● **What to do**:
Everything from the first line of the data through the line with "const stressLabels = ['0.80', '0.85', '0.90', '0.95'];" is to be echoed exactly, minus the pictures.

● **Dataset excerpt**:
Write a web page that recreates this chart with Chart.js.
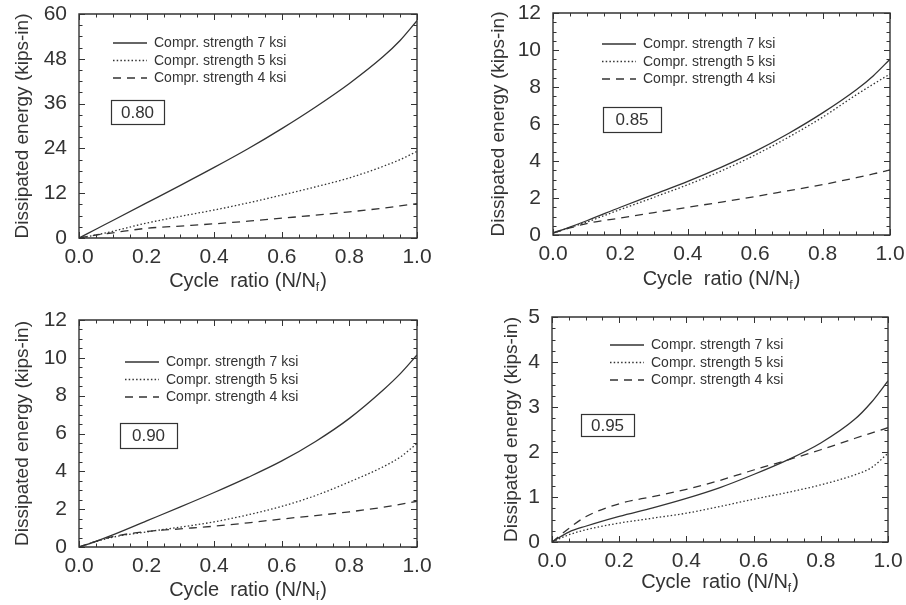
<!DOCTYPE html>
<html>
<head>
<meta charset="utf-8">
<script src="https://cdn.jsdelivr.net/npm/chart.js@4.4.1/dist/chart.umd.min.js"></script>
<style>
  html, body { margin: 0; padding: 0; background: #ffffff; }
  body { width: 906px; height: 605px; position: relative; overflow: hidden; }
  .panel { position: absolute; }
</style>
</head>
<body>
<div class="panel" style="left:0;top:0;width:453px;height:300px"><canvas id="c1"></canvas></div>
<div class="panel" style="left:453px;top:0;width:453px;height:300px"><canvas id="c2"></canvas></div>
<div class="panel" style="left:0;top:300px;width:453px;height:305px"><canvas id="c3"></canvas></div>
<div class="panel" style="left:453px;top:300px;width:453px;height:305px"><canvas id="c4"></canvas></div>
<script>
// ---------- data ----------
const cycleRatio = [0, 0.05, 0.1, 0.2, 0.3, 0.4, 0.5, 0.6, 0.7, 0.8, 0.9, 0.95, 1.0];
const seriesNames = ['Compr. strength 7 ksi', 'Compr. strength 5 ksi', 'Compr. strength 4 ksi'];
const stressLabels = ['0.80', '0.85', '0.90', '0.95'];

// Stress level 0.80
const s080_7ksi = [0, 2.35, 4.7, 9.4, 14.1, 18.9, 23.9, 29.3, 35.1, 41.4, 48.6, 52.9, 58.2];
const s080_5ksi = [0, 0.8, 1.8, 4.0, 5.8, 7.5, 9.4, 11.5, 13.7, 16.1, 19.2, 21.0, 23.2];
const s080_4ksi = [0, 0.8, 1.4, 2.6, 3.2, 3.8, 4.5, 5.3, 6.1, 7.0, 8.0, 8.6, 9.2];
// Stress level 0.85
const s085_7ksi = [0.12, 0.43, 0.77, 1.5, 2.2, 2.9, 3.67, 4.52, 5.5, 6.6, 7.85, 8.6, 9.5];
const s085_5ksi = [0.1, 0.4, 0.7, 1.38, 2.04, 2.72, 3.47, 4.33, 5.3, 6.37, 7.58, 8.15, 8.7];
const s085_4ksi = [0.1, 0.38, 0.62, 0.92, 1.21, 1.5, 1.78, 2.08, 2.4, 2.72, 3.1, 3.3, 3.52];
// Stress level 0.90
const s090_7ksi = [0, 0.3, 0.64, 1.38, 2.12, 2.88, 3.68, 4.55, 5.58, 6.8, 8.3, 9.15, 10.15];
const s090_5ksi = [0, 0.28, 0.52, 0.8, 1.05, 1.33, 1.7, 2.15, 2.72, 3.44, 4.24, 4.75, 5.47];
const s090_4ksi = [0, 0.3, 0.55, 0.82, 0.96, 1.1, 1.28, 1.48, 1.66, 1.86, 2.1, 2.25, 2.42];
// Stress level 0.95
const s095_7ksi = [0, 0.22, 0.35, 0.57, 0.76, 0.97, 1.21, 1.5, 1.82, 2.2, 2.72, 3.1, 3.58];
const s095_5ksi = [0, 0.16, 0.27, 0.42, 0.53, 0.64, 0.79, 0.95, 1.1, 1.27, 1.49, 1.65, 1.97];
const s095_4ksi = [0, 0.3, 0.56, 0.85, 1.01, 1.17, 1.37, 1.6, 1.82, 2.05, 2.3, 2.42, 2.54];

// axis ranges / ticks
const xTicks = [0.0, 0.2, 0.4, 0.6, 0.8, 1.0];
const yMax = [60, 12, 12, 5];
const yStep = [12, 2, 2, 1];
const yMinorStep = [3, 0.5, 0.5, 0.25];

// ---------- style ----------
const INK = '#333333';
const FONT = '"Liberation Sans", Arial, Helvetica, sans-serif';
const dashes = [[], [1.5, 2.2], [8, 6]];

const panels = [
  { id: 'c1', series: [s080_7ksi, s080_5ksi, s080_4ksi], yW: 79, xH: 62, pad: { top: 14, right: 36 },
    yTitleX: 23, xTitleBase: 287, leg: { x: 34, y: 29 }, box: { x: 32, y: 86, w: 53, h: 24 } },
  { id: 'c2', series: [s085_7ksi, s085_5ksi, s085_4ksi], yW: 100, xH: 65, pad: { top: 13, right: 16 },
    yTitleX: 46, xTitleBase: 285, leg: { x: 49, y: 31 }, box: { x: 50, y: 94, w: 58, h: 25 } },
  { id: 'c3', series: [s090_7ksi, s090_5ksi, s090_4ksi], yW: 79, xH: 58, pad: { top: 20, right: 36 },
    yTitleX: 23, xTitleBase: 296, leg: { x: 46, y: 42 }, box: { x: 41, y: 103, w: 57, h: 25 } },
  { id: 'c4', series: [s095_7ksi, s095_5ksi, s095_4ksi], yW: 99, xH: 63, pad: { top: 17, right: 18 },
    yTitleX: 59, xTitleBase: 288, leg: { x: 58, y: 28 }, box: { x: 29, y: 97, w: 53, h: 22 } }
];

function noScalePadding(s) {
  s.paddingTop = 0; s.paddingBottom = 0; s.paddingLeft = 0; s.paddingRight = 0;
}

const decorPlugin = {
  id: 'decor',
  afterDraw(chart, args, opts) {
    const ctx = chart.ctx;
    const a = chart.chartArea;
    const xs = chart.scales.x, ys = chart.scales.y;
    ctx.save();
    ctx.strokeStyle = INK;
    ctx.fillStyle = INK;
    ctx.setLineDash([]);
    // frame
    ctx.lineWidth = 1.4;
    ctx.beginPath();
    ctx.rect(a.left, a.top, a.right - a.left, a.bottom - a.top);
    ctx.stroke();
    // x ticks (inward, top and bottom)
    ctx.lineWidth = 1;
    for (let i = 0; i <= 20; i++) {
      const v = i * 0.05;
      const px = Math.round(xs.getPixelForValue(v)) + 0.5;
      const len = (i % 4 === 0) ? 6 : 3.5;
      ctx.beginPath();
      ctx.moveTo(px, a.bottom); ctx.lineTo(px, a.bottom - len);
      ctx.moveTo(px, a.top); ctx.lineTo(px, a.top + len);
      ctx.stroke();
    }
    // y ticks (inward, left and right)
    const n = Math.round(opts.yMax / opts.yMinor);
    const per = Math.round(opts.yStep / opts.yMinor);
    for (let i = 0; i <= n; i++) {
      const v = i * opts.yMinor;
      const py = Math.round(ys.getPixelForValue(v)) + 0.5;
      const len = (i % per === 0) ? 6 : 3.5;
      ctx.beginPath();
      ctx.moveTo(a.left, py); ctx.lineTo(a.left + len, py);
      ctx.moveTo(a.right, py); ctx.lineTo(a.right - len, py);
      ctx.stroke();
    }
    // legend
    ctx.font = '14px ' + FONT;
    ctx.textBaseline = 'middle';
    ctx.textAlign = 'left';
    chart.data.datasets.forEach((ds, i) => {
      const y = a.top + opts.leg.y + i * 17.5;
      const x0 = a.left + opts.leg.x;
      ctx.lineWidth = 1.3;
      ctx.setLineDash(ds.borderDash || []);
      ctx.beginPath();
      ctx.moveTo(x0, y); ctx.lineTo(x0 + 34, y);
      ctx.stroke();
      ctx.setLineDash([]);
      ctx.fillText(ds.label, x0 + 41, y + 0.5);
    });
    // stress label box
    const b = opts.box;
    ctx.lineWidth = 1.2;
    ctx.strokeRect(a.left + b.x + 0.5, a.top + b.y + 0.5, b.w, b.h);
    ctx.font = '17px ' + FONT;
    ctx.textAlign = 'center';
    ctx.fillText(opts.label, a.left + b.x + b.w / 2, a.top + b.y + b.h / 2 + 1);
    // y title
    ctx.save();
    ctx.translate(opts.yTitleX, (a.top + a.bottom) / 2);
    ctx.rotate(-Math.PI / 2);
    ctx.font = '19px ' + FONT;
    ctx.textAlign = 'center';
    ctx.textBaseline = 'middle';
    ctx.fillText('Dissipated energy (kips-in)', 0, 0);
    ctx.restore();
    // x title with subscript
    ctx.textBaseline = 'alphabetic';
    ctx.textAlign = 'left';
    const main = 'Cycle  ratio (N/N';
    const sub = 'f';
    const tail = ')';
    ctx.font = '20px ' + FONT;
    const wMain = ctx.measureText(main).width;
    const wTail = ctx.measureText(tail).width;
    ctx.font = '12px ' + FONT;
    const wSub = ctx.measureText(sub).width;
    const total = wMain + wSub + 1 + wTail;
    const x = (a.left + a.right) / 2 - total / 2;
    const base = opts.xTitleBase;
    ctx.font = '20px ' + FONT;
    ctx.fillText(main, x, base);
    ctx.font = '12px ' + FONT;
    ctx.fillText(sub, x + wMain, base + 4);
    ctx.font = '20px ' + FONT;
    ctx.fillText(tail, x + wMain + wSub + 1, base);
    ctx.restore();
  }
};

panels.forEach((p, k) => {
  const datasets = p.series.map((vals, i) => ({
    label: seriesNames[i],
    data: cycleRatio.map((x, j) => ({ x: x, y: vals[j] })),
    borderColor: INK,
    borderWidth: 1.3,
    borderDash: dashes[i],
    pointRadius: 0,
    fill: false,
    cubicInterpolationMode: 'monotone'
  }));
  new Chart(document.getElementById(p.id), {
    type: 'line',
    data: { datasets },
    plugins: [decorPlugin],
    options: {
      responsive: true,
      maintainAspectRatio: false,
      animation: false,
      devicePixelRatio: 1,
      layout: { padding: { top: p.pad.top, right: p.pad.right, left: 0, bottom: 0 } },
      plugins: {
        legend: { display: false },
        tooltip: { enabled: false },
        decor: {
          yMax: yMax[k], yStep: yStep[k], yMinor: yMinorStep[k],
          leg: p.leg, box: p.box, label: stressLabels[k],
          yTitleX: p.yTitleX, xTitleBase: p.xTitleBase
        }
      },
      scales: {
        x: {
          type: 'linear', min: 0, max: 1,
          afterFit(s) { s.height = p.xH; noScalePadding(s); },
          afterBuildTicks(s) { s.ticks = xTicks.map(v => ({ value: v })); },
          grid: { display: false, drawTicks: false },
          border: { display: false },
          ticks: { color: INK, font: { family: FONT, size: 21 }, padding: 7,
                   maxRotation: 0, autoSkip: false,
                   callback: v => Number(v).toFixed(1) }
        },
        y: {
          type: 'linear', min: 0, max: yMax[k],
          afterFit(s) { s.width = p.yW; noScalePadding(s); },
          grid: { display: false, drawTicks: false },
          border: { display: false },
          ticks: { color: INK, font: { family: FONT, size: 21 }, padding: 12,
                   stepSize: yStep[k], autoSkip: false,
                   callback: v => String(v) }
        }
      }
    }
  });
});
</script>
</body>
</html>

● **Output**:
Write a web page that recreates this chart with Chart.js.
<!DOCTYPE html>
<html>
<head>
<meta charset="utf-8">
<script src="https://cdn.jsdelivr.net/npm/chart.js@4.4.1/dist/chart.umd.min.js"></script>
<style>
  html, body { margin: 0; padding: 0; background: #ffffff; }
  body { width: 906px; height: 605px; position: relative; overflow: hidden; }
  .panel { position: absolute; }
</style>
</head>
<body>
<div class="panel" style="left:0;top:0;width:453px;height:300px"><canvas id="c1"></canvas></div>
<div class="panel" style="left:453px;top:0;width:453px;height:300px"><canvas id="c2"></canvas></div>
<div class="panel" style="left:0;top:300px;width:453px;height:305px"><canvas id="c3"></canvas></div>
<div class="panel" style="left:453px;top:300px;width:453px;height:305px"><canvas id="c4"></canvas></div>
<script>
// ---------- data ----------
const cycleRatio = [0, 0.05, 0.1, 0.2, 0.3, 0.4, 0.5, 0.6, 0.7, 0.8, 0.9, 0.95, 1.0];
const seriesNames = ['Compr. strength 7 ksi', 'Compr. strength 5 ksi', 'Compr. strength 4 ksi'];
const stressLabels = ['0.80', '0.85', '0.90', '0.95'];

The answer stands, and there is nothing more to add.